* _Work required_
Beginning with the first line, set down every line through the one containing "import plotly.graph_objects as go", exactly as it appears, but not the pictures.
───── Information provided ─────
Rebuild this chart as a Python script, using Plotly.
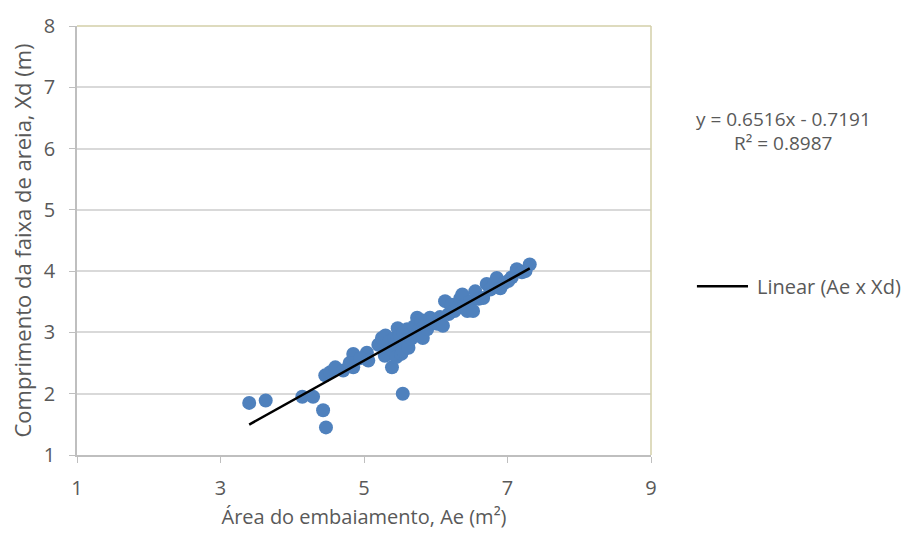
import plotly.graph_objects as go

# Area do embaiamento (Ae, m²) and Comprimento da faixa de areia (Xd, m)
ae = [3.40, 3.63, 4.14, 4.29, 4.43, 4.47, 5.54,
      4.46, 4.53, 4.60, 4.71, 4.85, 4.85, 4.80, 5.04, 5.06, 4.95,
      5.20, 5.22, 5.25, 5.29, 5.30, 5.33, 5.35, 5.39, 5.40, 5.42,
      5.45, 5.46, 5.47, 5.50, 5.52, 5.54, 5.55, 5.58, 5.60, 5.62,
      5.64, 5.66, 5.70, 5.74, 5.76, 5.78, 5.80, 5.82, 5.85, 5.88,
      5.92, 5.96, 6.02, 6.06, 6.10, 6.13, 6.18, 6.22, 6.26, 6.30,
      6.34, 6.37, 6.40, 6.44, 6.48, 6.52, 6.55, 6.60, 6.66, 6.71,
      6.76, 6.80, 6.85, 6.90, 6.95, 7.01, 7.06, 7.13, 7.20, 7.25, 7.31]
xd = [1.85, 1.89, 1.95, 1.95, 1.73, 1.45, 2.00,
      2.30, 2.35, 2.43, 2.38, 2.43, 2.65, 2.50, 2.67, 2.54, 2.58,
      2.80, 2.81, 2.91, 2.62, 2.95, 2.75, 2.85, 2.43, 2.70, 2.90,
      2.60, 2.86, 3.07, 2.95, 2.65, 2.70, 3.00, 2.80, 3.05, 2.75,
      2.98, 2.90, 3.10, 3.24, 2.95, 3.06, 3.20, 2.91, 3.15, 3.05,
      3.24, 3.20, 3.14, 3.25, 3.11, 3.51, 3.30, 3.45, 3.35, 3.40,
      3.55, 3.62, 3.45, 3.35, 3.50, 3.35, 3.67, 3.55, 3.56, 3.79,
      3.70, 3.75, 3.89, 3.72, 3.80, 3.84, 3.90, 4.03, 3.98, 4.00, 4.11]

slope = 0.6516
intercept = -0.7191
trend_x = [min(ae), max(ae)]
trend_y = [slope * v + intercept for v in trend_x]

x_ticks = [1, 3, 5, 7, 9]
y_ticks = [1, 2, 3, 4, 5, 6, 7, 8]

font_family = "Open Sans, Noto Sans, sans-serif"
txt_color = "#595959"

fig = go.Figure()
fig.add_trace(go.Scatter(
    x=ae, y=xd, mode="markers", name="Ae x Xd", showlegend=False,
    marker=dict(color="#4f81bd", size=14, line=dict(width=0)),
))
fig.add_trace(go.Scatter(
    x=trend_x, y=trend_y, mode="lines", name="Linear (Ae x Xd)", showlegend=False,
    line=dict(color="#000000", width=2.5),
))

# top and right border of plot area
fig.add_shape(type="line", xref="paper", yref="paper", x0=0, x1=1, y0=1, y1=1,
              line=dict(color="#d3cfa8", width=1.5))
fig.add_shape(type="line", xref="paper", yref="paper", x0=1, x1=1, y0=0, y1=1,
              line=dict(color="#d3cfa8", width=1.5))

# trendline equation
fig.add_annotation(xref="paper", yref="paper", x=1.230, y=0.784,
                   xanchor="center", yanchor="middle",
                   text="y = 0.6516x - 0.7191", showarrow=False,
                   font=dict(family=font_family, size=19, color=txt_color))
fig.add_annotation(xref="paper", yref="paper", x=1.230, y=0.727,
                   xanchor="center", yanchor="middle",
                   text="R² = 0.8987", showarrow=False,
                   font=dict(family=font_family, size=19, color=txt_color))

# legend entry for the trendline
fig.add_shape(type="line", xref="paper", yref="paper", x0=1.080, x1=1.169,
              y0=0.3935, y1=0.3935, line=dict(color="#000000", width=2.5))
fig.add_annotation(xref="paper", yref="paper", x=1.181, y=0.3935,
                   xanchor="left", yanchor="middle",
                   text="Linear (Ae x Xd)", showarrow=False,
                   font=dict(family=font_family, size=20, color=txt_color))

fig.update_layout(
    width=909, height=537,
    margin=dict(l=77, r=258, t=23, b=82),
    paper_bgcolor="white", plot_bgcolor="white",
    font=dict(family=font_family, color=txt_color, size=20),
    showlegend=False,
    xaxis=dict(range=[1, 9], tickvals=x_ticks, showgrid=False,
               showline=True, linecolor="#bfbfbf", linewidth=1.5,
               ticks="outside", ticklen=6, tickcolor="#bfbfbf",
               ticklabelstandoff=8,
               title=dict(text="Área do embaiamento, Ae (m²)", font=dict(size=20), standoff=10),
               zeroline=False, tickfont=dict(size=20)),
    yaxis=dict(range=[1, 8], tickvals=y_ticks, showgrid=True, gridcolor="#d9d9d9",
               gridwidth=1.5, showline=True, linecolor="#bfbfbf", linewidth=1.5,
               ticks="outside", ticklen=6, tickcolor="#bfbfbf",
               ticklabelstandoff=10,
               title=dict(text="Comprimento da faixa de areia, Xd (m)", font=dict(size=22), standoff=6),
               zeroline=False, tickfont=dict(size=20)),
)

fig.write_html("out.html")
─────
* _Task solution_
Rebuild this chart as a Python script, using Plotly.
import plotly.graph_objects as go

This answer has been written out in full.